Schüler entdecken Schicksal ihrer Altersgenossen in der NS-Zeit

Foto: Martina Schneibergová

Wie sah der Unterricht an den Schulen im Protektorat Böhmen und Mähren aus? Diese Frage will eine Ausstellung beantworten, die am Mittwoch an der Karlsuniversität in Prag eröffnet wurde.

Foto: Martina Schneibergová
Historische Fotografien, Schulzeugnisse, Plakate und weitere Dokumente sind im Vestibül der Pädagogischen Fakultät zu sehen. Organisiert wurde die Ausstellung vom Prager Pädagogischen Museum und dem Institut der Theresienstädter Initiative. Die Schau sei der Höhepunkt eines Projektes mit dem Titel „Schüler sein in den Kriegsjahren“, erzählt Magdalena Šustová. Sie arbeitet im Pädagogischen Museum.

„Das Ziel des Projektes war es, die Schülerinnen und Schüler in den Geschichtsunterricht miteinzubeziehen. Sie wurden aufgefordert, mehr über das Leben an ihrer Schule während des Zweiten Weltkriegs herauszufinden. Jedes der Schulteams sollte aufgrund von historischen Quellen, der Schulchroniken oder Erinnerungen von Zeitzeugen ein Szenario für eine Schautafel zusammenstellen. Diese wird im Rahmen der Ausstellung gezeigt. Ich muss zugeben, dass ich sehr angenehm überrascht war, was die Schülerrinnen und Schüler alles bei ihren Forschungen entdeckt haben.“

Magdalena Šustová  (Foto: Martina Schneibergová)
Besonders interessant findet Magdalena Šustová die neuen Erkenntnisse über das Gymnasium in Moravské Budějovice / Mährisch Budwitz. Nach dem Anschluss der Sudetengebiete an Deutschland musste das Gymnasium einen Zustrom von neuen Schülern bewältigen. Zudem habe es unter den Absolventen und Lehrern einige bedeutende Persönlichkeiten gegeben, sagt Magdalena Šustová:

„Einer der Absolventen, Viktor Fried, flüchtete nach Großbritannien und diente während des Zweiten Weltkriegs bei der Royal Air Force. Zwei Lehrer des Gymnasiums wurden nach dem Attentat auf den stellvertretenden Reichsprotektor Reinhard Heydrich hingerichtet. Einer der Schüler wurde im KZ Majdanek ermordet.
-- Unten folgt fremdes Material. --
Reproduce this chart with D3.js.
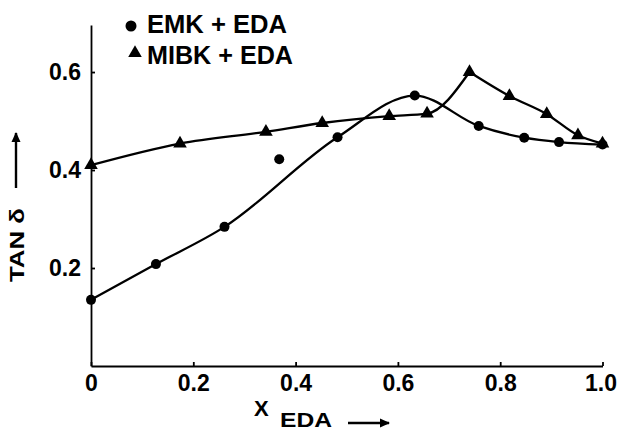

Die heutigen Schüler stießen bei ihren Forschungen auf einige Persönlichkeiten, deren Schicksal sie bewegte. Wenn sie sich mit der Lebensgeschichte konkreter Menschen bekannt machen, nehmen sie die ,große Geschichte´ völlig anders wahr.“

Schüler aus dem mittelböhmischen Příbram haben sich mit dem Schicksal ihrer Altersgenossen beschäftigt, die vor mehr als 70 Jahren das Gymnasium der Stadt besuchten. Dort spielten sich 1942 Ereignisse ab, die den tschechischen Schriftsteller Jan Drda zu seiner Erzählung „Das höhere Prinzip“ inspiriert haben. Magdalena Šustová:

Die Ausstellung mit dem Titel „Schüler sein in den Kriegsjahren“ ist bis 8. Mai im Vestibül der Pädagogischen Fakultät zu sehen. Die Fakultät befindet sich in der Straße M. Rettigové Nr. 1 im ersten Prager Stadtbezirk. Das Gebäude ist von 8 bis 19 Uhr geöffnet.

„Den Schülern gelang es sogar eine Zeitzeugin zu finden, die ihnen mehr über den Fall aus Příbram erzählte, der sich in der Zeit nach dem Attentat auf Heydrich abspielte. Das Gymnasium besuchte auch Antonín Dvořák, der Enkelsohn des berühmten Komponisten. Die Kinder begegneten bei ihrer Arbeit am Projekt wirklich interessanten Persönlichkeiten.“

Am Projekt waren 15 Schülerteams aus ganz Tschechien beteiligt. Neben den Schautafeln der Schüler, enthält die Ausstellung auch eine historiographische Zusammenfassung der Situation im Bildungswesen während der Okkupation durch Nazi-Deutschland. Es wird unter anderem gezeigt, wie bestimmte Begriffe in den Lehrbüchern geschwärzt wurden, weil sie unpassend waren. Beschrieben wird auch die Schikane der jüdischen Schüler sowie der Roma-Kinder.